Another alternative to QLoRA and QA-LoRA has just been proposed:
LQ-LoRA: Low-rank Plus Quantized Matrix Decomposition for Efficient Language Model Finetuning
In a nutshell, LQ-LoRA takes the pre-trained LLM and breaks it into 2 parts:
Frozen quantized parameters
Trainable parameters in the form of a LoRA adapter
The method finds the optimal split/decomposition, quantizes, and fine-tunes, jointly. The quantization works similarly to the method implemented in ExLlamaV2: we set a target precision, e.g., 3-bit, and then the algorithm will quantize with mixed-precision the different layers/modules of the models, keeping the important parameters at a higher precision, to achieve the targeted precision.
LQ-LoRA performs on par with QLoRA according to the authors.
Note that one significant drawback of this approach is that it modifies the pre-trained model, i.e., it saves a new base quantized model along with the adapter.
The implementation seems already mature enough to try it:
So we will try it! I’ll write an article giving more details on how it works and answering the following questions:
How fast is it for fine-tuning?
Finding the optimal split and quantizing at the same time looks like it may significantly slow down the fine-tuning.
How fast is it for inference?
Since we have mixed precision, which is hardware inefficient, the inference might be slow.
Does it consume more memory, during fine-tuning, than QLoRA?
If everything works well, I’ll publish it next week.
Orca 2: An LLM Fine-tuned for Reasoning
Microsoft released Orca 2 7B and 13B: Two LLMs outperforming much larger ones, such as Llama 2 70B, for reasoning tasks.
I find the paper very interesting as it describes very well how to build a dataset for reasoning tasks and fine-tune an LLM with it:
Orca 2: Teaching Small Language Models How to Reason
Orca 2 models are based on Llama 2 exclusively fine-tuned on synthetic datasets generated by other models, including GPT-4. Similar to Hugging Face’s Zephyr 7B and Microsoft’s phi-1.5, Orca 2 models are student models. They learn from much larger and better LLMs which explains why they can surpass larger models.

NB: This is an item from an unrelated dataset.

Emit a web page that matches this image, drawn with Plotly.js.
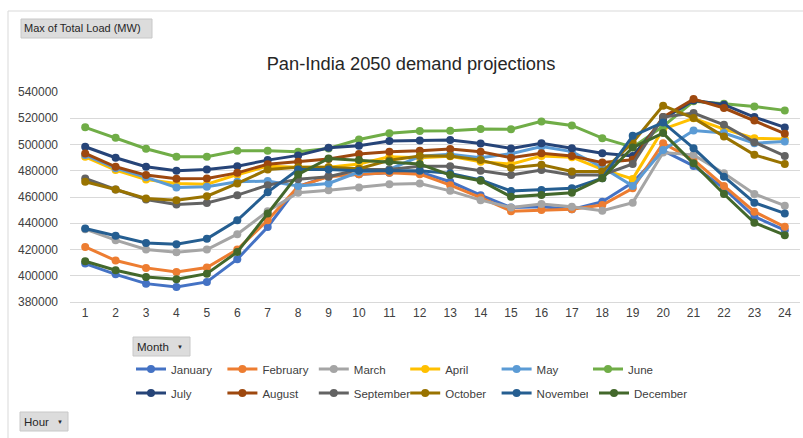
<!DOCTYPE html>
<html>
<head>
<meta charset="utf-8">
<script src="https://cdn.plot.ly/plotly-3.0.1.min.js"></script>
<style>
  body { margin: 0; padding: 0; background: #ffffff; }
  #chart { width: 803px; height: 438px; }
</style>
</head>
<body>
<div id="chart"></div>
<script>
var hours = [];
for (let h = 1; h <= 24; h++){
    hours.push(h);
}

var months = ["January", "February", "March", "April", "May", "June",
              "July", "August", "September", "October", "November", "December"];

var january   = [409300, 401100, 394000, 391500, 395300, 412600, 437200, 468000, 476000, 477400, 478500, 479000, 471600, 461400, 452000, 452600, 450600, 456400, 471000, 495400, 483700, 466600, 445000, 434700];
var february  = [422000, 411600, 406000, 402900, 406200, 420000, 442300, 468000, 475500, 477400, 478500, 477400, 469000, 459600, 449200, 450100, 450600, 453900, 466600, 501000, 488300, 468400, 448800, 437300];
var march     = [435500, 427100, 420000, 417900, 420000, 431700, 449200, 463200, 465200, 467300, 469800, 470300, 464700, 457600, 452000, 454600, 452600, 449500, 455700, 493900, 492100, 478100, 462300, 453400];
var april     = [490600, 480500, 473400, 470300, 469800, 477000, 483500, 482600, 482600, 485100, 490700, 490000, 491000, 486800, 485000, 491300, 490300, 481100, 473800, 511700, 520000, 511700, 504800, 504100];
var may       = [492000, 482000, 475000, 467300, 467800, 471600, 472100, 468300, 470300, 479000, 481000, 491000, 492500, 490000, 493000, 498500, 494600, 482700, 468400, 495900, 510700, 508700, 501000, 502300];
var june      = [513100, 505100, 496800, 490700, 490700, 495200, 495200, 494500, 497000, 503800, 508500, 510200, 510500, 511800, 511600, 517600, 514500, 504800, 498000, 513800, 532900, 531100, 529000, 526000];
var july      = [498300, 489900, 483000, 480000, 481000, 483500, 488100, 491700, 497500, 499000, 502600, 503100, 503400, 500800, 497000, 501000, 497200, 493400, 491300, 519400, 533600, 530300, 520900, 513000];
var august    = [493200, 483000, 476700, 473900, 474100, 478400, 485000, 486800, 489000, 492700, 494500, 495200, 496500, 494500, 489900, 493400, 491300, 486200, 488300, 520900, 534600, 527800, 518300, 508200];
var september = [474100, 465700, 458100, 454300, 455500, 461400, 469000, 473600, 475400, 481000, 481000, 483500, 483500, 480000, 476700, 480600, 476800, 476800, 485200, 520900, 524000, 515000, 501800, 491300];
var october   = [471600, 465700, 458900, 457600, 460600, 470300, 481000, 482600, 482600, 481500, 488000, 491200, 491300, 488100, 482300, 484500, 479400, 479400, 501500, 529600, 520100, 506100, 492100, 485200];
var november  = [436000, 430400, 425000, 424000, 428100, 442300, 463700, 481000, 481000, 480000, 480000, 480000, 478000, 473000, 464500, 465300, 466600, 474300, 506600, 516800, 497200, 475500, 455700, 447500];
var december  = [411000, 404200, 399100, 397300, 401600, 418100, 447400, 477200, 489400, 488100, 486800, 485100, 476700, 472400, 460100, 461500, 463300, 474300, 497700, 508700, 485700, 462300, 440400, 430900];

var seriesValues = [january, february, march, april, may, june,
                    july, august, september, october, november, december];

var colors = ["#4472C4", "#ED7D31", "#A5A5A5", "#FFC000", "#5B9BD5", "#70AD47",
              "#264478", "#9E480E", "#636363", "#997300", "#255E91", "#43682B"];

// which legend row each month goes into (December gets its own so its label is not clipped)
var legendOf = ["legend", "legend", "legend", "legend", "legend", "legend",
                "legend2", "legend2", "legend2", "legend2", "legend2", "legend3"];

// plot area in pixels, used to place the pivot buttons and the border
var plotLeft = 70, plotRight = 800, plotTop = 92, plotBottom = 302;

function px(x){
    return (x - plotLeft) / (plotRight - plotLeft);
}

function py(y){
    return (plotBottom - y) / (plotBottom - plotTop);
}

function getLineTrace(traceName, xSeries, ySeries, Color, legendName){
    let trace = {
        name: traceName,
        x: xSeries,
        y: ySeries,
        type: 'scatter',
        mode: 'lines+markers',
        legend: legendName,
        line: {
            color: Color,
            width: 3
        },
        marker: {
            color: Color,
            size: 8
        },
        hoverinfo: 'none'
    };
    return trace;
}

function getButton(x0, y0, x1, y1){
    return {
        type: 'rect',
        xref: 'paper', yref: 'paper',
        x0: px(x0), x1: px(x1), y0: py(y0), y1: py(y1),
        fillcolor: '#dcdcdc',
        line: { color: '#c8c8c8', width: 1 },
        layer: 'above'
    };
}

function getLabel(text, x, y, size){
    return {
        text: text,
        xref: 'paper', yref: 'paper',
        x: px(x), y: py(y),
        xanchor: 'left', yanchor: 'middle',
        showarrow: false,
        font: { family: 'Liberation Sans, Arial, sans-serif', size: size, color: '#262626' }
    };
}

function getLegend(x, y, fixedWidth){
    let legend = {
        orientation: 'h',
        x: px(x), xanchor: 'left',
        y: py(y), yanchor: 'middle',
        font: { family: 'Liberation Sans, Arial, sans-serif', size: 11.5, color: '#404040' },
        bgcolor: 'rgba(0,0,0,0)'
    };
    if (fixedWidth){
        legend.entrywidth = 46.4;
        legend.entrywidthmode = 'pixels';
    }
    return legend;
}

var traces = [];
for (let i = 0; i < months.length; i++){
    traces.push(getLineTrace(months[i], hours, seriesValues[i], colors[i], legendOf[i]));
}

var layout = {
    width: 803,
    height: 438,
    margin: { l: plotLeft, r: 803 - plotRight, t: plotTop, b: 438 - plotBottom },
    paper_bgcolor: '#ffffff',
    plot_bgcolor: '#ffffff',
    title: {
        text: 'Pan-India 2050 demand projections',
        font: { family: 'Liberation Sans, Arial, sans-serif', size: 18.3, color: '#262626' },
        x: 411 / 803, xref: 'container', xanchor: 'center',
        y: 1 - 64 / 438, yanchor: 'middle'
    },
    xaxis: {
        type: 'category',
        range: [-0.5, 23.5],
        showgrid: false,
        showline: true,
        linecolor: '#d9d9d9',
        ticks: '',
        tickfont: { family: 'Liberation Sans, Arial, sans-serif', size: 12, color: '#404040' },
        fixedrange: true
    },
    yaxis: {
        range: [380000, 540000],
        tick0: 380000,
        dtick: 20000,
        tickformat: 'd',
        showgrid: true,
        gridcolor: '#d9d9d9',
        gridwidth: 1,
        zeroline: false,
        showline: false,
        ticks: '',
        ticklabelstandoff: 11,
        tickfont: { family: 'Liberation Sans, Arial, sans-serif', size: 12, color: '#404040' },
        fixedrange: true
    },
    legend: getLegend(131, 369, true),
    legend2: getLegend(131, 393, true),
    legend3: getLegend(594, 393, false),
    shapes: [
        // chart area border (left and top edges)
        {
            type: 'line', xref: 'paper', yref: 'paper',
            x0: px(8), x1: px(8), y0: py(11), y1: py(440),
            line: { color: '#d9d9d9', width: 1 }
        },
        {
            type: 'line', xref: 'paper', yref: 'paper',
            x0: px(8), x1: px(805), y0: py(11), y1: py(11),
            line: { color: '#d9d9d9', width: 1 }
        },
        getButton(21, 19, 152, 38),
        getButton(133, 337, 190, 356),
        getButton(20, 412, 68, 431)
    ],
    annotations: [
        getLabel('Max of Total Load (MW)', 22, 28.5, 11),
        getLabel('Month', 135, 346.5, 11.5),
        getLabel('▼', 175, 346.5, 6),
        getLabel('Hour', 22, 421.5, 11.5),
        getLabel('▼', 55, 421.5, 6)
    ],
    showlegend: true
};

Plotly.newPlot('chart', traces, layout, { displayModeBar: false, staticPlot: true });
</script>
</body>
</html>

Unfortunately, Orca 2 is not open, even though in the abstract of the paper Microsoft claims that the model is open-source:
We open-source Orca 2 to encourage further research on the development, evaluation, and alignment of smaller LMs.
It’s not.
The models can only be used for research purposes, according to the license’s terms. Moreover, Microsoft didn’t release:
the training data
the training source code
In other words, we can’t reproduce or make a similar model. This doesn’t look “open-source” to me.
Use Only a Few Neurons to Exponentially Accelerate LLMs
For inference, it is well-known that LLMs mainly rely on a few of its neurons. However, knowing which neurons will be needed and how to exploit this knowledge to speed up inference is challenging.
Peter Belcak and Roger Wattenhofer (ETH Zurich) propose a solution (with an implementation) in this paper:
Exponentially Faster Language Modeling
They replace the feedforwards of the Transformer with fast feedforwards. These new feedforwards organize their neurons into a balanced binary tree and execute only one branch of the tree conditionally on the input.
Since we don’t need all the neurons, we can perform conditional matrix multiplication (CMM) to involve only the needed neurons. The issue here is that there wasn’t any efficient implementation for CMM. The authors propose one exploiting the CPU through the BLAS library.
They claim that their approach, applied to BERT, provides an exponential acceleration for inference, performs on par with the original BERT, and can be applied to other models.